Liquidity Management Cuts Both Ways
Public discussion has largely focused on the possibility of additional liquidity entering the system, often treating this as an exceptional or irreversible step. In practice, central banks manage liquidity in both directions.
By mid-2024, excess rufiyaa liquidity in the banking system was estimated at around MVR 7 billion, reflecting the cumulative effects of earlier support measures. In response, the Maldives Monetary Authority commenced open market operations aimed at absorbing surplus liquidity, signalling a move toward tighter liquidity management. These operations marked a resumption of liquidity-absorption tools that had been paused during earlier periods of expansionary support.
Such mopping-up operations are designed to counter earlier expansions and stabilise financial conditions over time. Their existence underscores that liquidity management is not a one-directional process. Whether current concerns materialise therefore depends less on the presence of a single transaction and more on how actively excess liquidity is managed after the fact.
Rhetoric Versus Substance
In a less charged economic environment, the same transaction may well have attracted technical scrutiny rather than widespread alarm. Instead, it has become a proxy for broader anxieties about debt, inflation, and economic resilience.
This has shifted the debate away from substance toward symbolism, with complex financial decisions reduced to simplified narratives. While such reactions are understandable, they risk overstating immediacy and inevitability where outcomes remain uncertain.
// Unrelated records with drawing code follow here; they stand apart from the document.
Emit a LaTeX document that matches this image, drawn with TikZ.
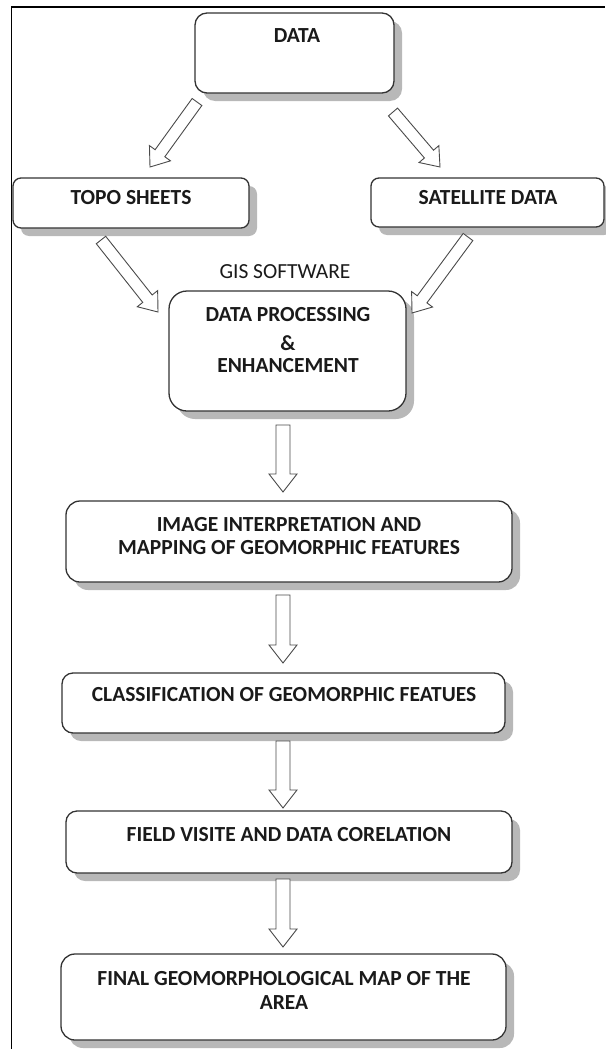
\documentclass[tikz,border=0pt]{standalone}
\usepackage{fontspec}
\setmainfont{Carlito}
\usetikzlibrary{calc,shadows}
\definecolor{boxline}{HTML}{333333}
\definecolor{arrline}{HTML}{4A4A4A}
\definecolor{shade}{HTML}{B8B8B8}
\definecolor{ink}{HTML}{1A1A1A}
\newcommand{\barrow}[5]{%
  \coordinate (hb) at ($(#2)!#5!(#1)$);
  \draw[blockarr] ($(#1)!#3!90:(#2)$) -- ($(hb)!#3!90:(#2)$) -- ($(hb)!#4!90:(#2)$) -- (#2)
    -- ($(hb)!#4!-90:(#2)$) -- ($(hb)!#3!-90:(#2)$) -- ($(#1)!#3!-90:(#2)$) -- cycle;}
\begin{document}
\begin{tikzpicture}[x=1pt,y=-1pt,
  box/.style={draw=boxline, line width=1.3pt, fill=white, rounded corners=10pt,
    drop shadow={shadow xshift=8pt, shadow yshift=-8pt, fill=shade, opacity=1}},
  txt/.style={font=\fontsize{21.5}{23}\selectfont\bfseries, text=ink, inner sep=0pt},
  gtxt/.style={font=\fontsize{21.5}{23}\selectfont, text=ink, inner sep=0pt},
  blockarr/.style={draw=arrline, line width=0.9pt, fill=white, line join=miter}]
\useasboundingbox (0,0) rectangle (605,1049);
% frame
\coordinate (frTL) at (11.7,7);
\coordinate (frTR) at (605,7);
\coordinate (frBL) at (11.7,1049);
\draw[line width=1.3pt] (frBL) -- (frTL) -- (frTR);
% boxes
\node[box, minimum width=199pt, minimum height=80pt, rounded corners=12pt] (data) at (294.5,53) {};
\node[box, minimum width=236pt, minimum height=50pt, rounded corners=8pt] (topo) at (131,203) {};
\node[box, minimum width=233pt, minimum height=49pt, rounded corners=8pt] (sat) at (487.5,202.5) {};
\node[box, minimum width=237pt, minimum height=120pt, rounded corners=18pt] (dp) at (287.5,351) {};
\node[box, minimum width=446pt, minimum height=81pt, rounded corners=14pt] (img) at (289,541.5) {};
\node[box, minimum width=443pt, minimum height=60pt, rounded corners=11pt] (cls) at (283.5,703) {};
\node[box, minimum width=446pt, minimum height=62pt, rounded corners=11pt] (fld) at (289,842) {};
\node[box, minimum width=445pt, minimum height=86pt, rounded corners=14pt] (fin) at (283.5,997) {};
% texts
\node[txt] (dataT) at (297,36) {DATA};
\node[txt] (topoT) at (131,198) {TOPO SHEETS};
\node[txt] (satT) at (488,198) {SATELLITE DATA};
\node[gtxt] (gisT) at (285,272) {GIS SOFTWARE};
\node[txt] (dpT1) at (288,315) {DATA PROCESSING};
\node[txt] (dpT2) at (288,343) {\&};
\node[txt] (dpT3) at (288,366) {ENHANCEMENT};
\node[txt] (imgT1) at (289,525) {IMAGE INTERPRETATION AND};
\node[txt] (imgT2) at (289,548) {MAPPING OF GEOMORPHIC FEATURES};
\node[txt] (clsT) at (284,695) {CLASSIFICATION OF GEOMORPHIC FEATUES};
\node[txt] (fldT) at (289,835) {FIELD VISITE AND DATA CORELATION};
\node[txt] (finT1) at (284,979) {FINAL GEOMORPHOLOGICAL MAP OF THE};
\node[txt] (finT2) at (284,1003) {AREA};
% arrow end points
\coordinate (a1s) at (197,102); \coordinate (a1e) at (150,167);
\coordinate (a2s) at (393,112); \coordinate (a2e) at (440,167);
\coordinate (a3s) at (101,240); \coordinate (a3e) at (158,312);
\coordinate (a4s) at (468,237); \coordinate (a4e) at (412,313);
\coordinate (v1s) at (283,425); \coordinate (v1e) at (283,492);
\coordinate (v2s) at (283,595); \coordinate (v2e) at (283,663);
\coordinate (v3s) at (283,741); \coordinate (v3e) at (283,808);
\coordinate (v4s) at (283,879); \coordinate (v4e) at (283,947);
% arrows
\barrow{a1s}{a1e}{6pt}{13pt}{17pt}
\barrow{a2s}{a2e}{6pt}{13pt}{17pt}
\barrow{a3s}{a3e}{6pt}{13pt}{17pt}
\barrow{a4s}{a4e}{6pt}{13pt}{17pt}
\barrow{v1s}{v1e}{7pt}{14pt}{18pt}
\barrow{v2s}{v2e}{7pt}{14pt}{18pt}
\barrow{v3s}{v3e}{7pt}{14pt}{18pt}
\barrow{v4s}{v4e}{7pt}{14pt}{18pt}
\end{tikzpicture}
\end{document}
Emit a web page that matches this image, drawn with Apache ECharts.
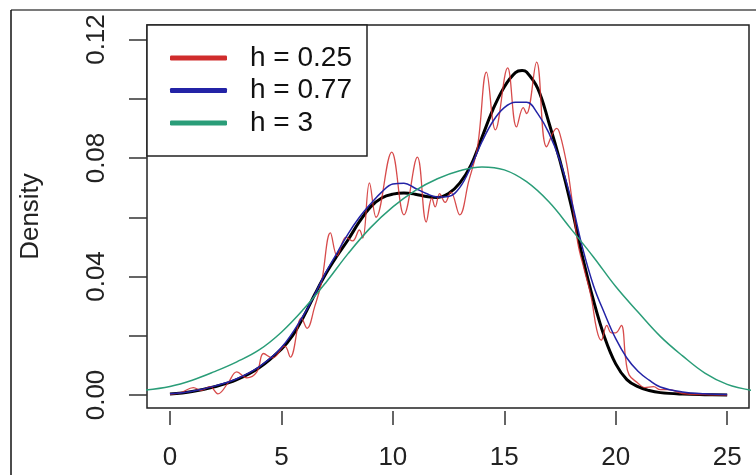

What Happens Next Matters More Than Labels
Ultimately, the significance of the pension fund transaction lies less in what it represents on its own, and more in how it is managed going forward. Its impact will be shaped not by rhetoric or labels, but by what follows.
For now, the debate is best understood as one driven by expectations rather than outcomes already observed, reflecting the wider political environment more than the policy itself.